CT and neuro exams legit for monitoring brain pressure build-up
CT scans combined with neurological examinations are just as effective for monitoring pressure build-up in the brain following a head trauma as measuring intracranial pressure using a sensor inserted via catheter or screw, according to a study published Dec. 12 in the New England Journal of Medicine.
Researchers, led by Randall Chesnut, M.D., of Harborview Medical Center in Seattle, conducted a multicenter trial involving 324 patients, ages 13 and older, who suffered traumatic brain injuries and were being treated in intensive care units in Bolivia and Ecuador. Survival rates and mental functioning of the patients were examined at three- and six-month intervals after the head trauma.
The researchers found no real difference between outcomes for the two groups of patients. The mortality rate after six months for the intracranial pressure monitoring group was 39 percent, and 41 percent for the imaging/neurological exam group.

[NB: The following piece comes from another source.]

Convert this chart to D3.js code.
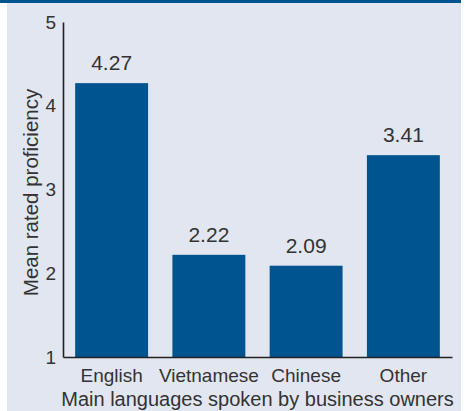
<!DOCTYPE html>
<html>
<head>
<meta charset="utf-8">
<script src="https://cdn.jsdelivr.net/npm/d3@7"></script>
<style>
  body { margin: 0; background: #fff; }
  svg text { font-family: "Liberation Sans", Arial, Helvetica, sans-serif; fill: #333; }
</style>
</head>
<body>
<div id="chart"></div>
<script>
// data
var languages = ["English", "Vietnamese", "Chinese", "Other"];
var proficiency = [4.27, 2.22, 2.09, 3.41];
var yTicks = [1, 2, 3, 4, 5];

var width = 465, height = 411;
var margin = {top: 22, right: 13, bottom: 54, left: 63};

var svg = d3.select("#chart")
  .append("svg")
    .attr("width", width)
    .attr("height", height);

// panel background and the blue rule on top
svg.append("rect")
  .attr("x", 7).attr("y", 0)
  .attr("width", 454).attr("height", height)
  .attr("fill", "#e1e6f1");
svg.append("rect")
  .attr("x", 0).attr("y", 0)
  .attr("width", 461).attr("height", 3)
  .attr("fill", "#00548f");

var x = d3.scaleBand()
  .domain(languages)
  .range([margin.left, width - margin.right])
  .paddingInner(0.25)
  .paddingOuter(0.125);

var y = d3.scaleLinear()
  .domain([1, 5])
  .range([height - margin.bottom, margin.top]);

// bars
svg.append("g")
  .selectAll("rect")
  .data(proficiency)
  .enter()
  .append("rect")
    .attr("x", function(d, i) { return x(languages[i]); })
    .attr("y", function(d) { return y(d); })
    .attr("width", x.bandwidth())
    .attr("height", function(d) { return y(1) - y(d); })
    .attr("fill", "#00548f");

// value labels
svg.append("g")
  .selectAll("text")
  .data(proficiency)
  .enter()
  .append("text")
    .attr("x", function(d, i) { return x(languages[i]) + x.bandwidth() / 2; })
    .attr("y", function(d) { return y(d) - 13; })
    .attr("text-anchor", "middle")
    .style("font-size", "21px")
    .text(function(d) { return d.toFixed(2); });

// Y axis
var yAxis = svg.append("g")
  .attr("transform", "translate(" + margin.left + ",0)")
  .call(d3.axisLeft(y).tickValues(yTicks).tickFormat(d3.format("d")).tickSize(0).tickPadding(7));
yAxis.select(".domain").attr("stroke", "#222").attr("stroke-width", 1.6);
yAxis.selectAll("text").style("font-size", "19px").attr("fill", "#333");

// X axis
var xAxis = svg.append("g")
  .attr("transform", "translate(0," + (height - margin.bottom) + ")")
  .call(d3.axisBottom(x).tickSize(0).tickPadding(12));
xAxis.select(".domain").attr("stroke", "#222").attr("stroke-width", 1.6);
xAxis.selectAll("text").style("font-size", "19px").attr("fill", "#333");

// axis titles
svg.append("text")
  .attr("x", (margin.left + width - margin.right) / 2)
  .attr("y", 406)
  .attr("text-anchor", "middle")
  .style("font-size", "20px")
  .text("Main languages spoken by business owners");

svg.append("text")
  .attr("transform", "translate(38,192.5) rotate(-90)")
  .attr("text-anchor", "middle")
  .style("font-size", "20.5px")
  .text("Mean rated proficiency");
</script>
</body>
</html>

"Within this field, this is a game changer," Chesnut said, according to a University of Washington announcement. Chestnut said that he thinks the current method of pressure monitoring relies too much on readouts from the sensor, and not enough on the overall condition of the patients, which is something CT scans and neurological exams are better able to provide.

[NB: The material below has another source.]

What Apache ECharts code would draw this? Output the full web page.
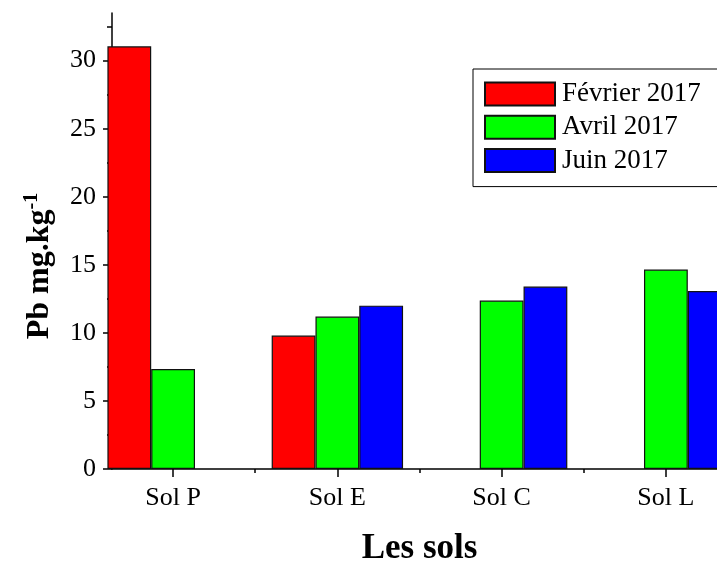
<!DOCTYPE html>
<html>
<head>
<meta charset="utf-8">
<script src="https://cdn.jsdelivr.net/npm/echarts@6/dist/echarts.min.js"></script>
<style>
  html, body { margin: 0; padding: 0; background: #fff; }
  #chart { width: 717px; height: 561px; }
</style>
</head>
<body>
<div id="chart"></div>
<script>
// Lead (Pb) content per soil, three sampling campaigns
const categories = ['Sol P', 'Sol E', 'Sol C', 'Sol L'];
const seriesNames = ['Février 2017', 'Avril 2017', 'Juin 2017'];
const fevrier = [31.05, 9.8, null, null];
const avril = [7.35, 11.2, 12.37, 14.65];
const juin = [null, 12.0, 13.4, 13.07];
const yTicks = [0, 5, 10, 15, 20, 25, 30];
const yMinorTicks = [2.5, 7.5, 12.5, 17.5, 22.5, 27.5, 32.5];

const colors = ['#ff0000', '#00ff00', '#0000ff'];
const serif = '"Liberation Serif", "Times New Roman", serif';

// categories sit at x = 1..n on a value axis, so the axis can start part-way into the first group
const catPos = categories.map((c, i) => i + 1);
const toPairs = vals => vals.map((v, i) => [catPos[i], v === null ? null : v]);
const minorPos = catPos.slice(0, -1).map(p => p + 0.5);

const xMin = 0.628, xMax = 4.372;
const yMax = 33.5;
const black = { color: '#000', width: 1.5 };

const chart = echarts.init(document.getElementById('chart'));
chart.setOption({
  animation: false,
  backgroundColor: '#fff',
  textStyle: { fontFamily: serif },
  grid: { left: 112, top: 13, right: -10, bottom: 92, containLabel: false, outerBoundsMode: 'none' },
  legend: {
    orient: 'vertical',
    left: 473, top: 69,
    padding: [11.5, 40, 12.5, 11],
    borderColor: '#000', borderWidth: 1,
    itemWidth: 70, itemHeight: 23, itemGap: 6.3,
    icon: 'rect',
    textStyle: { fontFamily: serif, fontSize: 27, color: '#000', padding: [0, 0, 0, 2] },
    data: seriesNames
  },
  xAxis: [{
    type: 'value', min: xMin, max: xMax,
    name: 'Les sols', nameLocation: 'middle', nameGap: 62,
    nameTextStyle: { fontFamily: serif, fontSize: 35, fontWeight: 'bold', color: '#000' },
    axisLine: { show: true, onZero: false, lineStyle: black },
    axisTick: { show: true, length: 8, customValues: catPos, lineStyle: black },
    axisLabel: {
      customValues: catPos, margin: 16, fontSize: 26, color: '#000', fontFamily: serif,
      formatter: v => categories[Math.round(v) - 1] || ''
    },
    splitLine: { show: false }
  }, {
    type: 'value', min: xMin, max: xMax, position: 'bottom',
    axisLine: { show: false },
    axisTick: { show: true, length: 4, customValues: minorPos, lineStyle: black },
    axisLabel: { show: false, customValues: minorPos },
    splitLine: { show: false }
  }],
  yAxis: [{
    type: 'value', min: 0, max: yMax,
    name: '{main|Pb mg.kg}{sup|-1}', nameLocation: 'middle', nameGap: 56,
    nameTextStyle: {
      color: '#000', padding: [0, 50, 0, 0],
      rich: {
        main: { fontFamily: serif, fontSize: 32, fontWeight: 'bold', color: '#000', verticalAlign: 'bottom' },
        sup: { fontFamily: serif, fontSize: 20, fontWeight: 'bold', color: '#000', verticalAlign: 'top', padding: [0, 0, 14, 0] }
      }
    },
    axisLine: { show: true, lineStyle: black },
    axisTick: { show: true, length: 9, customValues: yTicks, lineStyle: black },
    axisLabel: { customValues: yTicks, margin: 16, fontSize: 26, color: '#000', fontFamily: serif },
    splitLine: { show: false }
  }, {
    type: 'value', min: 0, max: yMax, position: 'left',
    axisLine: { show: false },
    axisTick: { show: true, length: 5, customValues: yMinorTicks, lineStyle: black },
    axisLabel: { show: false, customValues: yMinorTicks },
    splitLine: { show: false }
  }],
  series: [fevrier, avril, juin].map((vals, i) => ({
    name: seriesNames[i],
    type: 'bar',
    xAxisIndex: 0,
    yAxisIndex: 0,
    data: toPairs(vals),
    barWidth: 43.8,
    barGap: '0%',
    clip: true,
    itemStyle: { color: colors[i], borderColor: '#111', borderWidth: 1.2 }
  }))
});
</script>
</body>
</html>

He added that the study provides evidence that multimodality monitoring should be used more frequently, which can result in more focused treatment, less unnecessary treatment, and shorter stays in the intensive care unit.
Robert Glatter, M.D., an emergency room physician at Lennox Hill Hospital in New York City not involved in the study, said in an article published in HealthDay News that the study "shows that a good clinical exam, combined with appropriate imaging really has the potential to be as good as serial measurements of intracranial pressure when you are trying to assess response to serious head trauma.
"It's too soon, however, to make a judgment about replacing the current practice with scans and exams," Glatter said. "Larger studies are essential to really confirm the findings of this study."